[Source data]:

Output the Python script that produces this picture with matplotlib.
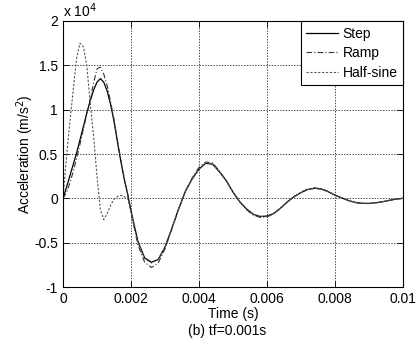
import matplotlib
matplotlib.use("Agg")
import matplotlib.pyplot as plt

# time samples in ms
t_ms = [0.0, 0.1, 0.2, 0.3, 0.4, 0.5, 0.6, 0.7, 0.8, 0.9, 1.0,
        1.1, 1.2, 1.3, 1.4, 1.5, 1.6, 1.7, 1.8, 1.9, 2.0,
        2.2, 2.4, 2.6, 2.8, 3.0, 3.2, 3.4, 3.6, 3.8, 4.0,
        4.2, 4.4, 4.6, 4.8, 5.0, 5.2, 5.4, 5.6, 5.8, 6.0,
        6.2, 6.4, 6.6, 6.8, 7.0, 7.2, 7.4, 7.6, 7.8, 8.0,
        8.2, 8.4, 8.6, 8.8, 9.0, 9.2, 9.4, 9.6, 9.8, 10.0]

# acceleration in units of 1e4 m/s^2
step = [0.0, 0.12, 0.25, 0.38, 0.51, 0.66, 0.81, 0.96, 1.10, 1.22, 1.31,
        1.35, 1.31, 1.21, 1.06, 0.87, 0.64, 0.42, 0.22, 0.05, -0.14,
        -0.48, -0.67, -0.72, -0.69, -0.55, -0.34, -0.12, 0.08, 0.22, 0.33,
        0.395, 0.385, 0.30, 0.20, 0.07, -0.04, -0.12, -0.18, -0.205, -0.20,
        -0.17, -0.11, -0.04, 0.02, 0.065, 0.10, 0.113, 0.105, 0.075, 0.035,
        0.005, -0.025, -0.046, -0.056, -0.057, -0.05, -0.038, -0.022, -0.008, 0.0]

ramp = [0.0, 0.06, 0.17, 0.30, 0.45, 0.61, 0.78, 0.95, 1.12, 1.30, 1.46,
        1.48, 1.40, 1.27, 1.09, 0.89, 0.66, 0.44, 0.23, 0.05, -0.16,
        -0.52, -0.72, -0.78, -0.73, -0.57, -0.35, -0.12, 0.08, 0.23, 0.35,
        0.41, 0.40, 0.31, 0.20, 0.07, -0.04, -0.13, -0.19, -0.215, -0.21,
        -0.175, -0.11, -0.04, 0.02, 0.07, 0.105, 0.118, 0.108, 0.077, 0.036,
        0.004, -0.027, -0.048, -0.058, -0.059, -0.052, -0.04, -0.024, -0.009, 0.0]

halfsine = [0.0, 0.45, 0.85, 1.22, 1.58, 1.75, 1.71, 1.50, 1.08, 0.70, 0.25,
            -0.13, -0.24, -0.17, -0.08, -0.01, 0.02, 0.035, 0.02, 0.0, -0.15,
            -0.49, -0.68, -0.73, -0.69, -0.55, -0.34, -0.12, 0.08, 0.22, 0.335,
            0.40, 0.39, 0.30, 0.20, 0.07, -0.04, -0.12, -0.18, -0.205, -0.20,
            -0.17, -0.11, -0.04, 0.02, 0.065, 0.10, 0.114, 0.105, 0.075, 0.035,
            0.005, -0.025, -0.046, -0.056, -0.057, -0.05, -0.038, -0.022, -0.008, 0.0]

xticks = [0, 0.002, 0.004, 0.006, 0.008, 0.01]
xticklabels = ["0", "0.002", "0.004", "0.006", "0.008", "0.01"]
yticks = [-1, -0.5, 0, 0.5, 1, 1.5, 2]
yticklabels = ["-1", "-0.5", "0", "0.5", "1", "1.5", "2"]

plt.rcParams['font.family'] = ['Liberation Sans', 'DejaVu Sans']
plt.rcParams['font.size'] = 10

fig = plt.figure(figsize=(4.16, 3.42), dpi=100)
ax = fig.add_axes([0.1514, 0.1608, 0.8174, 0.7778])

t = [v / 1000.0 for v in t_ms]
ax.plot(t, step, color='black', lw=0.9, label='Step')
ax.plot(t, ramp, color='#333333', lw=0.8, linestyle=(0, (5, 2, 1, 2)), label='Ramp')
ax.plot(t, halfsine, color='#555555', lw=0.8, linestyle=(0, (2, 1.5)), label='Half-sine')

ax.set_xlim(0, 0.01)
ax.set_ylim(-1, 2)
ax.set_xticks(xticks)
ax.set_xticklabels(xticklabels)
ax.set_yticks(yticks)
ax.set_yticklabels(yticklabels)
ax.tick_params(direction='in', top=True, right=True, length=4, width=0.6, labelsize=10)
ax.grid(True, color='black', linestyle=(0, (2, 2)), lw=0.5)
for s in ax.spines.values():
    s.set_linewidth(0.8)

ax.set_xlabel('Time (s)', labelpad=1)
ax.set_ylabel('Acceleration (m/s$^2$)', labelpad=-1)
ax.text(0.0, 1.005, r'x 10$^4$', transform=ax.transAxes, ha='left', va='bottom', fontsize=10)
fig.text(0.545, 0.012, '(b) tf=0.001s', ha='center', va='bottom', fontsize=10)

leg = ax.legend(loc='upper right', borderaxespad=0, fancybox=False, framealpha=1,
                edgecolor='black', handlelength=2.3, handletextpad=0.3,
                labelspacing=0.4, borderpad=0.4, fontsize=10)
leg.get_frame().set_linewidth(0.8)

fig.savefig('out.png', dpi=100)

[Your objective]: Except for the pictures, give all the material above again verbatim.

[Response]:
Output the Python script that produces this picture with matplotlib.
import matplotlib
matplotlib.use("Agg")
import matplotlib.pyplot as plt

# time samples in ms
t_ms = [0.0, 0.1, 0.2, 0.3, 0.4, 0.5, 0.6, 0.7, 0.8, 0.9, 1.0,
        1.1, 1.2, 1.3, 1.4, 1.5, 1.6, 1.7, 1.8, 1.9, 2.0,
        2.2, 2.4, 2.6, 2.8, 3.0, 3.2, 3.4, 3.6, 3.8, 4.0,
        4.2, 4.4, 4.6, 4.8, 5.0, 5.2, 5.4, 5.6, 5.8, 6.0,
        6.2, 6.4, 6.6, 6.8, 7.0, 7.2, 7.4, 7.6, 7.8, 8.0,
        8.2, 8.4, 8.6, 8.8, 9.0, 9.2, 9.4, 9.6, 9.8, 10.0]

# acceleration in units of 1e4 m/s^2
step = [0.0, 0.12, 0.25, 0.38, 0.51, 0.66, 0.81, 0.96, 1.10, 1.22, 1.31,
        1.35, 1.31, 1.21, 1.06, 0.87, 0.64, 0.42, 0.22, 0.05, -0.14,
        -0.48, -0.67, -0.72, -0.69, -0.55, -0.34, -0.12, 0.08, 0.22, 0.33,
        0.395, 0.385, 0.30, 0.20, 0.07, -0.04, -0.12, -0.18, -0.205, -0.20,
        -0.17, -0.11, -0.04, 0.02, 0.065, 0.10, 0.113, 0.105, 0.075, 0.035,
        0.005, -0.025, -0.046, -0.056, -0.057, -0.05, -0.038, -0.022, -0.008, 0.0]

ramp = [0.0, 0.06, 0.17, 0.30, 0.45, 0.61, 0.78, 0.95, 1.12, 1.30, 1.46,
        1.48, 1.40, 1.27, 1.09, 0.89, 0.66, 0.44, 0.23, 0.05, -0.16,
        -0.52, -0.72, -0.78, -0.73, -0.57, -0.35, -0.12, 0.08, 0.23, 0.35,
        0.41, 0.40, 0.31, 0.20, 0.07, -0.04, -0.13, -0.19, -0.215, -0.21,
        -0.175, -0.11, -0.04, 0.02, 0.07, 0.105, 0.118, 0.108, 0.077, 0.036,
        0.004, -0.027, -0.048, -0.058, -0.059, -0.052, -0.04, -0.024, -0.009, 0.0]

halfsine = [0.0, 0.45, 0.85, 1.22, 1.58, 1.75, 1.71, 1.50, 1.08, 0.70, 0.25,
            -0.13, -0.24, -0.17, -0.08, -0.01, 0.02, 0.035, 0.02, 0.0, -0.15,
            -0.49, -0.68, -0.73, -0.69, -0.55, -0.34, -0.12, 0.08, 0.22, 0.335,
            0.40, 0.39, 0.30, 0.20, 0.07, -0.04, -0.12, -0.18, -0.205, -0.20,
            -0.17, -0.11, -0.04, 0.02, 0.065, 0.10, 0.114, 0.105, 0.075, 0.035,
            0.005, -0.025, -0.046, -0.056, -0.057, -0.05, -0.038, -0.022, -0.008, 0.0]

xticks = [0, 0.002, 0.004, 0.006, 0.008, 0.01]
xticklabels = ["0", "0.002", "0.004", "0.006", "0.008", "0.01"]
yticks = [-1, -0.5, 0, 0.5, 1, 1.5, 2]
yticklabels = ["-1", "-0.5", "0", "0.5", "1", "1.5", "2"]

plt.rcParams['font.family'] = ['Liberation Sans', 'DejaVu Sans']
plt.rcParams['font.size'] = 10

fig = plt.figure(figsize=(4.16, 3.42), dpi=100)
ax = fig.add_axes([0.1514, 0.1608, 0.8174, 0.7778])

t = [v / 1000.0 for v in t_ms]
ax.plot(t, step, color='black', lw=0.9, label='Step')
ax.plot(t, ramp, color='#333333', lw=0.8, linestyle=(0, (5, 2, 1, 2)), label='Ramp')
ax.plot(t, halfsine, color='#555555', lw=0.8, linestyle=(0, (2, 1.5)), label='Half-sine')

ax.set_xlim(0, 0.01)
ax.set_ylim(-1, 2)
ax.set_xticks(xticks)
ax.set_xticklabels(xticklabels)
ax.set_yticks(yticks)
ax.set_yticklabels(yticklabels)
ax.tick_params(direction='in', top=True, right=True, length=4, width=0.6, labelsize=10)
ax.grid(True, color='black', linestyle=(0, (2, 2)), lw=0.5)
for s in ax.spines.values():
    s.set_linewidth(0.8)

ax.set_xlabel('Time (s)', labelpad=1)
ax.set_ylabel('Acceleration (m/s$^2$)', labelpad=-1)
ax.text(0.0, 1.005, r'x 10$^4$', transform=ax.transAxes, ha='left', va='bottom', fontsize=10)
fig.text(0.545, 0.012, '(b) tf=0.001s', ha='center', va='bottom', fontsize=10)

leg = ax.legend(loc='upper right', borderaxespad=0, fancybox=False, framealpha=1,
                edgecolor='black', handlelength=2.3, handletextpad=0.3,
                labelspacing=0.4, borderpad=0.4, fontsize=10)
leg.get_frame().set_linewidth(0.8)

fig.savefig('out.png', dpi=100)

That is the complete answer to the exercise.